I don’t understand:
Looking at lobbying in the aggregate, what jumps out is the stark imbalance in resources. Corporations blow everyone else out of the water. Business accounts for roughly 80 percent of all reported lobbying expenditures, about $2.6 billion dollars a year now.
The amount of political activity on behalf of large corporations today is truly unprecedented. The $2.6 billion in reported corporate lobbying spending is now more than the combined under $2 billion budget for the entire Senate ($820 million) and the entire House ($1.16 billion).
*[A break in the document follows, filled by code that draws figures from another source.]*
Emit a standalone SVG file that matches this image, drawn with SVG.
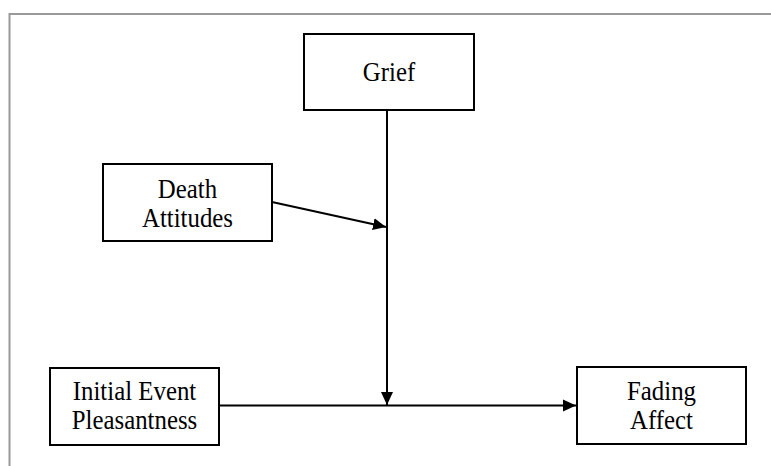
<svg xmlns="http://www.w3.org/2000/svg" width="771" height="466" viewBox="0 0 771 466">
<defs>
<style>
.box{fill:#fff;stroke:#000;stroke-width:2}
.lbl{font-family:"Liberation Serif","Times New Roman",serif;font-size:27px;fill:#000;text-anchor:middle}
.edge{stroke:#000;stroke-width:2;fill:none}
.frame{stroke:#999;stroke-width:2;fill:none}
</style>
<marker id="ah" markerUnits="userSpaceOnUse" markerWidth="14" markerHeight="13" refX="13" refY="6.5" orient="auto">
<path d="M0,0.5 L13,6.5 L0,12.5 z" fill="#000"/>
</marker>
</defs>
<rect width="771" height="466" fill="#fff"/>
<path class="frame" d="M9.5,466 L9.5,14 L771,14"/>
<g id="connectors">
<line class="edge" x1="387" y1="110" x2="387" y2="405" marker-end="url(#ah)"/>
<line class="edge" x1="220" y1="405.5" x2="576" y2="405.5" marker-end="url(#ah)"/>
<line class="edge" x1="272" y1="202" x2="386" y2="227" marker-end="url(#ah)"/>
</g>
<g id="grief">
<rect class="box" x="304" y="34" width="170" height="76"/>
<text class="lbl" transform="translate(389,81) scale(0.92,1)">Grief</text>
</g>
<g id="death-attitudes">
<rect class="box" x="103" y="164" width="169" height="77"/>
<text class="lbl" transform="translate(187.5,198) scale(0.92,1)">Death</text>
<text class="lbl" transform="translate(187.5,227) scale(0.92,1)">Attitudes</text>
</g>
<g id="initial-event-pleasantness">
<rect class="box" x="50" y="368" width="169" height="77"/>
<text class="lbl" transform="translate(134.5,400) scale(0.92,1)">Initial Event</text>
<text class="lbl" transform="translate(134.5,429) scale(0.92,1)">Pleasantness</text>
</g>
<g id="fading-affect">
<rect class="box" x="577" y="367" width="169" height="77"/>
<text class="lbl" transform="translate(661.5,400) scale(0.92,1)">Fading</text>
<text class="lbl" transform="translate(661.5,429) scale(0.92,1)">Affect</text>
</g>
</svg>
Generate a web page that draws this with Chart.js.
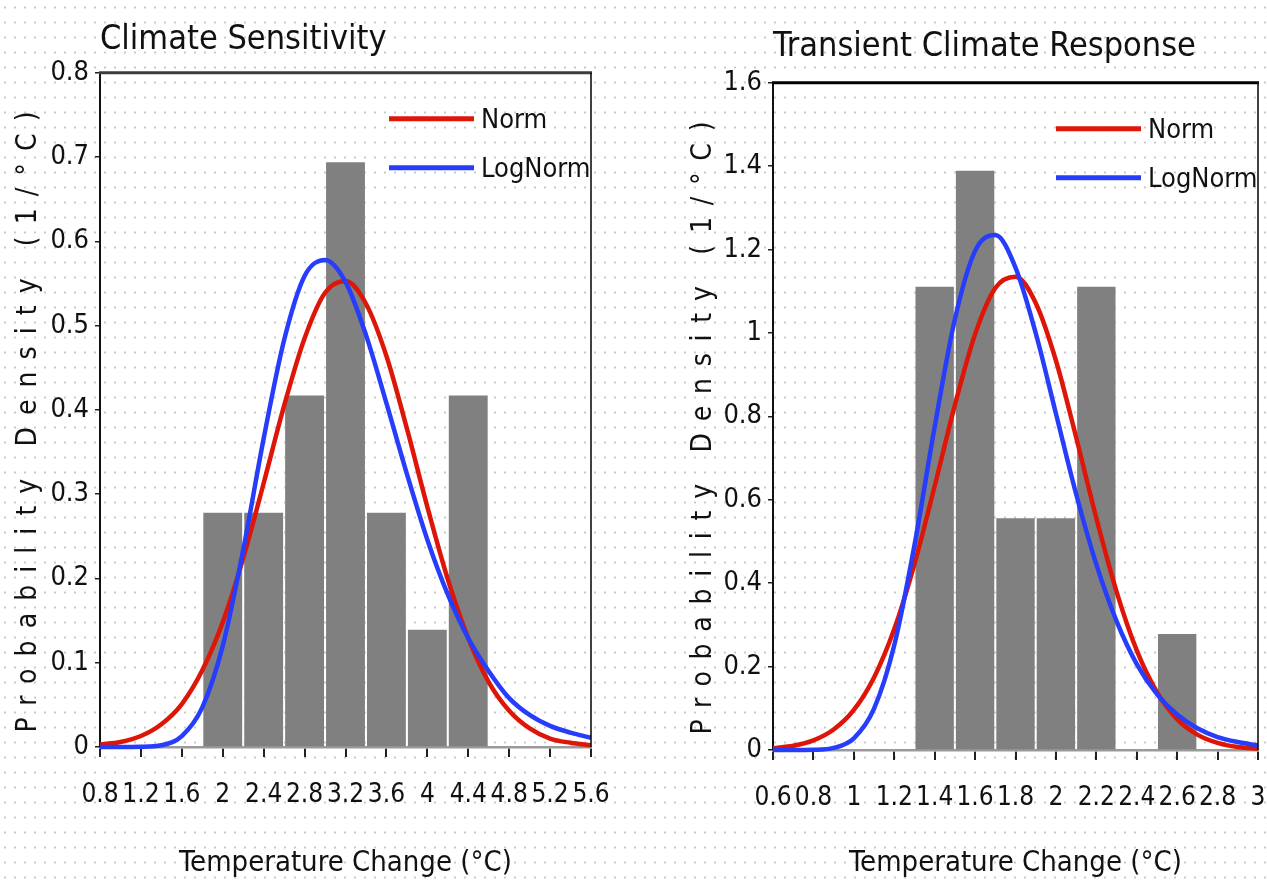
<!DOCTYPE html>
<html>
<head>
<meta charset="utf-8">
<title>Climate Sensitivity / Transient Climate Response</title>
<script src="https://cdn.jsdelivr.net/npm/chart.js@4.4.1/dist/chart.umd.min.js"></script>
<style>
  html, body { margin: 0; padding: 0; }
  body {
    width: 1267px; height: 886px; overflow: hidden; position: relative;
    background-color: #fff;
    background-image: radial-gradient(circle, #c8c8c8 0.9px, transparent 1.3px);
    background-size: 10px 15px;
  }
  .panel { position: absolute; top: 0; height: 886px; }
  #panelCS { left: 0; width: 633px; }
  #panelTCR { left: 633px; width: 634px; }
</style>
</head>
<body>
<div class="panel" id="panelCS"><canvas id="chartCS"></canvas></div>
<div class="panel" id="panelTCR"><canvas id="chartTCR"></canvas></div>
<script>
// Climate sensitivity: histogram (bin centres, 0.4 wide) and fitted curves
const csBinCenters = [2.0, 2.4, 2.8, 3.2, 3.6, 4.0, 4.4];
const csDensity = [0.278, 0.278, 0.417, 0.694, 0.278, 0.139, 0.417];
const csCurveX = [0.8, 1.0, 1.2, 1.4, 1.6, 1.8, 2.0, 2.2, 2.4, 2.6, 2.8, 3.0, 3.2,
                  3.4, 3.6, 3.8, 4.0, 4.2, 4.4, 4.6, 4.8, 5.0, 5.2, 5.4, 5.6];
const csNorm = [0.003, 0.006, 0.013, 0.027, 0.051, 0.091, 0.148, 0.224, 0.313, 0.405, 0.485, 0.539, 0.553,
                0.526, 0.464, 0.378, 0.285, 0.199, 0.129, 0.077, 0.043, 0.022, 0.010, 0.005, 0.002];
const csLogNorm = [0, 0, 0.0002, 0.002, 0.013, 0.047, 0.120, 0.234, 0.366, 0.483, 0.559, 0.578, 0.552,
                   0.489, 0.408, 0.324, 0.246, 0.181, 0.129, 0.090, 0.058, 0.038, 0.025, 0.017, 0.011];
const csXTicks = [0.8, 1.2, 1.6, 2.0, 2.4, 2.8, 3.2, 3.6, 4.0, 4.4, 4.8, 5.2, 5.6];
const csYTicks = [0, 0.1, 0.2, 0.3, 0.4, 0.5, 0.6, 0.7, 0.8];

// Transient climate response: histogram (bin centres, 0.2 wide) and fitted curves
const tcrBinCenters = [1.4, 1.6, 1.8, 2.0, 2.2, 2.4, 2.6];
const tcrDensity = [1.111, 1.389, 0.556, 0.556, 1.111, 0, 0.278];
const tcrCurveX = [0.6, 0.7, 0.8, 0.9, 1.0, 1.1, 1.2, 1.3, 1.4, 1.5, 1.6, 1.7, 1.8,
                   1.9, 2.0, 2.1, 2.2, 2.3, 2.4, 2.5, 2.6, 2.7, 2.8, 2.9, 3.0];
const tcrNorm = [0.004, 0.010, 0.023, 0.049, 0.096, 0.174, 0.290, 0.446, 0.633, 0.827, 0.997, 1.108, 1.135,
                 1.072, 0.934, 0.750, 0.556, 0.380, 0.239, 0.139, 0.074, 0.037, 0.017, 0.007, 0.003];
const tcrLogNorm = [0, 0, 0.0005, 0.005, 0.028, 0.099, 0.251, 0.491, 0.775, 1.033, 1.197, 1.235, 1.157,
                    1.000, 0.807, 0.614, 0.445, 0.309, 0.206, 0.134, 0.085, 0.052, 0.031, 0.019, 0.011];
const tcrXTicks = [0.6, 0.8, 1.0, 1.2, 1.4, 1.6, 1.8, 2.0, 2.2, 2.4, 2.6, 2.8, 3.0];
const tcrYTicks = [0, 0.2, 0.4, 0.6, 0.8, 1.0, 1.2, 1.4, 1.6];

const FONT = "'DejaVu Sans Condensed', 'Liberation Sans Narrow', 'Liberation Sans', sans-serif";
const RED = 'rgb(222, 22, 8)';
const BLUE = 'rgb(38, 62, 252)';
const fmt = v => String(Number(v.toFixed(1)));

// top/right frame, legend inside the plot, spaced-out y title
const decorPlugin = {
    id: 'decor',
    afterDatasetsDraw(chart, args, opts) {
        const ctx = chart.ctx;
        const a = chart.chartArea;
        ctx.save();
        ctx.lineCap = 'butt';
        ctx.strokeStyle = opts.topColor;
        ctx.lineWidth = 3;
        ctx.beginPath(); ctx.moveTo(a.left - 1, a.top); ctx.lineTo(a.right + 1, a.top); ctx.stroke();
        ctx.strokeStyle = '#111';
        ctx.lineWidth = 1.6;
        ctx.beginPath(); ctx.moveTo(a.right, a.top); ctx.lineTo(a.right, a.bottom); ctx.stroke();

        // legend, in dataset order (Norm first)
        const lines = chart.data.datasets.filter(d => d.type === 'line');
        ctx.font = '27px ' + FONT;
        ctx.textBaseline = 'middle';
        ctx.textAlign = 'left';
        lines.forEach((d, i) => {
            const y = a.top + opts.legendTop + i * 49;
            ctx.strokeStyle = d.borderColor;
            ctx.lineWidth = 5;
            ctx.beginPath(); ctx.moveTo(a.right - 202, y); ctx.lineTo(a.right - 117, y); ctx.stroke();
            ctx.fillStyle = '#111';
            ctx.fillText(d.label, a.right - 110, y + 2);
        });
        ctx.restore();
    },
    afterDraw(chart, args, opts) {
        const ctx = chart.ctx;
        const text = 'Probability Density (1/°C)';
        ctx.save();
        ctx.font = '28px ' + FONT;
        ctx.fillStyle = '#111';
        ctx.textBaseline = 'middle';
        ctx.textAlign = 'left';
        const w = ctx.measureText(text).width;
        const gap = (opts.titleLength - w) / (text.length - 1);
        if ('letterSpacing' in ctx) ctx.letterSpacing = gap + 'px';
        ctx.translate(opts.titleX, opts.titleY);
        ctx.rotate(-Math.PI / 2);
        ctx.fillText(text, -opts.titleLength / 2, 0);
        ctx.restore();
    }
};

function makeChart(canvasId, p) {
    const ctx = document.getElementById(canvasId).getContext('2d');
    return new Chart(ctx, {
        type: 'line',
        data: {
            datasets: [
                {
                    type: 'line',
                    label: 'Norm',
                    data: p.curveX.map((x, i) => ({ x: x, y: p.norm[i] })),
                    borderColor: RED,
                    borderWidth: 4.5,
                    pointRadius: 0,
                    cubicInterpolationMode: 'monotone',
                    clip: 8,
                    order: 2
                },
                {
                    type: 'line',
                    label: 'LogNorm',
                    data: p.curveX.map((x, i) => ({ x: x, y: p.logNorm[i] })),
                    borderColor: BLUE,
                    borderWidth: 4.5,
                    pointRadius: 0,
                    cubicInterpolationMode: 'monotone',
                    clip: 8,
                    order: 1
                },
                {
                    type: 'bar',
                    label: 'Histogram',
                    data: p.binCenters.map((x, i) => ({ x: x, y: p.density[i] })),
                    backgroundColor: 'rgb(128, 128, 128)',
                    borderWidth: 0,
                    barPercentage: 0.95,
                    categoryPercentage: 1.0,
                    order: 3
                }
            ]
        },
        options: {
            responsive: true,
            maintainAspectRatio: false,
            animation: false,
            devicePixelRatio: 1,
            layout: { padding: { left: 0, right: p.padRight, top: 0, bottom: 0 } },
            plugins: {
                legend: { display: false },
                tooltip: { enabled: false },
                title: {
                    display: true,
                    text: p.title,
                    align: 'start',
                    fullSize: false,
                    color: '#111',
                    font: { family: FONT, size: 34, weight: 'normal' },
                    padding: { top: p.titleTop, bottom: p.titleBottom }
                },
                decor: {
                    topColor: p.topColor,
                    legendTop: 46,
                    titleX: p.yTitleX,
                    titleY: p.yTitleY,
                    titleLength: p.yTitleLength
                }
            },
            scales: {
                x: {
                    type: 'linear',
                    min: p.xTicks[0],
                    max: p.xTicks[p.xTicks.length - 1],
                    offset: false,
                    afterBuildTicks: s => { s.ticks = p.xTicks.map(v => ({ value: v })); },
                    afterFit: s => { s.height = p.xHeight; s.paddingLeft = 0; s.paddingRight = 0; },
                    border: { display: true, color: '#9a9a9a', width: 2.5 },
                    grid: { drawOnChartArea: false, drawTicks: true, tickLength: 10, color: '#222', lineWidth: 2, offset: false },
                    ticks: {
                        autoSkip: false, maxRotation: 0, minRotation: 0, padding: 23,
                        color: '#111', font: { family: FONT, size: 26 },
                        callback: v => fmt(v)
                    },
                    title: {
                        display: true,
                        text: 'Temperature Change (°C)',
                        color: '#111',
                        font: { family: FONT, size: 29 },
                        padding: { top: 0, bottom: 5 }
                    }
                },
                y: {
                    type: 'linear',
                    min: 0,
                    max: p.yTicks[p.yTicks.length - 1],
                    afterBuildTicks: s => { s.ticks = p.yTicks.map(v => ({ value: v })); },
                    afterFit: s => { s.width = p.yWidth; },
                    border: { display: true, color: '#111', width: 2 },
                    grid: { drawOnChartArea: false, drawTicks: true, tickLength: 5, color: '#222', lineWidth: 1.5 },
                    ticks: {
                        padding: 6, color: '#111', font: { family: FONT, size: 27 },
                        callback: v => fmt(v)
                    }
                }
            }
        },
        plugins: [decorPlugin]
    });
}

const chartCS = makeChart('chartCS', {
    title: 'Climate Sensitivity',
    binCenters: csBinCenters, density: csDensity,
    curveX: csCurveX, norm: csNorm, logNorm: csLogNorm,
    xTicks: csXTicks, yTicks: csYTicks,
    padRight: 42, yWidth: 100, xHeight: 139, titleTop: 20, titleBottom: 12, topColor: '#3c3c3c',
    yTitleX: 29, yTitleY: 422, yTitleLength: 621
});

const chartTCR = makeChart('chartTCR', {
    title: 'Transient Climate Response',
    binCenters: tcrBinCenters, density: tcrDensity,
    curveX: tcrCurveX, norm: tcrNorm, logNorm: tcrLogNorm,
    xTicks: tcrXTicks, yTicks: tcrYTicks,
    padRight: 9, yWidth: 140, xHeight: 136, titleTop: 27, titleBottom: 15, topColor: '#000',
    yTitleX: 71, yTitleY: 428, yTitleLength: 613
});
</script>
</body>
</html>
Meanwhile, the types of organized interests who we might expect to provide a countervailing force to business — labor unions, groups representing diffuse public like consumers or taxpayers — spend $1 for every $34 businesses spend on lobbying, by my count. Of the 100 organizations that spend the most on lobbying annually, consistently 95 represent business. In interviewing 60 corporate lobbyists for my book The Business of America is Lobbying, I asked them to identify the leading opposition on an issue on which they were currently working. Not a single lobbyist volunteered a union or a “public interest” group.
Conservatives are always talking about how unions are spending so much money to influence government so how can it be that they spend so much less than corporations? And how can it be that corporations don’t even consider unions a leading opposition group? It couldn’t be that government is now dominated by corporations and the rich could it?